Volume 47, Issue 8- August 2012


Apogee Reports Slight Drop in Net Sales for Architectural Segment

Apogee Enterprises Inc. has reported a 0.3 percent drop in its net sales from continuing operations for its architectural business for the fiscal first quarter, as part of its most recent 10-Q report filed in July. The company reports net sales from continuing operations of approximately $134.9 million, compared with $135.3 million for the same period last year.

In addition, the company reduced its operating loss from continuing operations for the architectural business from last year. For the fiscal first quarter of 2011, the company reported an operating loss of $7 million for the fiscal first quarter within the architectural business, compared with $1.9 million this year—a 73.2 percent decrease. Apogee attributes the improvement to “improved architectural glass pricing and the impact of the volume growth in [its] storefront business, partially offset by lower margin work in the installation business that we anticipated.”

The architectural business’s backlog is also up 13 percent, at $267.3 million for the fiscal first quarter and the fourth quarter of 2011 and company officials are optimistic that this will continue, according to the report. “We expect approximately $188 million of the June 2, 2012, backlog to flow during the remainder of fiscal 2013,” said the company in a written report.

Apogee’s architectural business includes Viracon Inc.; Harmon Inc.; Wausau Window and Wall Systems; Linetec; and Tubelite.

As part of the report, the company noted that though it completed the sale of its large domestic curtainwall business and its exit from international curtainwall operations in several transactions in fiscal years 1998 through 2000, it saw $776,000 in accounts payable and accrued liabilities for the second quarter in these areas, and long-term liabilities of $509,000 during the fiscal first quarter.

“The remaining estimated cash expenditures related to discontinued operations are recorded as liabilities of discontinued operations and cover warranty issues relating to domestic and international construction projects that the company expects will be resolved over the next five years,” writes Apogee.

“These were both mega-project installation businesses and we haven’t done projects of that magnitude since we discontinued those businesses,” adds Apogee director of investment relations Mary Ann Jackson. “Our Harmon business does mid-size installation projects in the U.S. only, not internationally. Nothing has changed since we discontinued these businesses more than 10 years ago.”

Overall, the company’s net sales are up for the fiscal first quarter of 2012—listed at $154.1 million, compared with $153.3 million last year, an increase of 0.5 percent.

PPG Reports Increased Volume, Price Compression
Pittsburgh-based PPG Industries has reported that its glass segment sales for the second quarter totaled $273 million, down $1 million for the same period in 2011.

The company reports that “higher flat glass volumes were offset by lower pricing and the negative impact of foreign currency translation.”

Glass segment earnings totaled $23 million, a decrease of $6 million from the prior-year quarter as a result of lower pricing, according to the company’s most recent financial report.

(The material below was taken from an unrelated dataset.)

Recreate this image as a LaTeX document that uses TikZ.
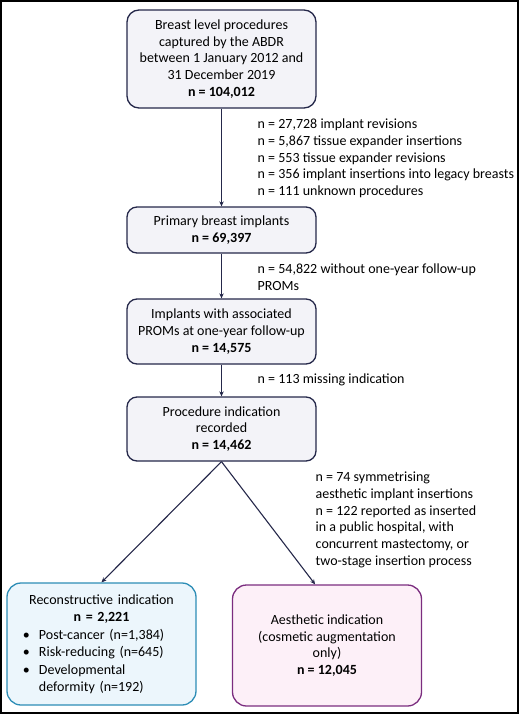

PPG reported net sales of $4 billion for the second quarter for the company and net income of $362 million—a record quarter, according to the company’s report.

“Overall, our sales in local currencies grew in the quarter, led by continued strong organic growth in North America,” says PPG chair and CEO Charles Bunch. “Business in emerging regions also expanded, but results were mixed by end-use market. Organic growth in North America and emerging regions was comparable to first-quarter performance; however, these gains were partly offset by a further, fairly broad step-down in European demand. These regional variations were evident in nearly all our global businesses, which resulted in an overall flattening of our worldwide volume growth rate.”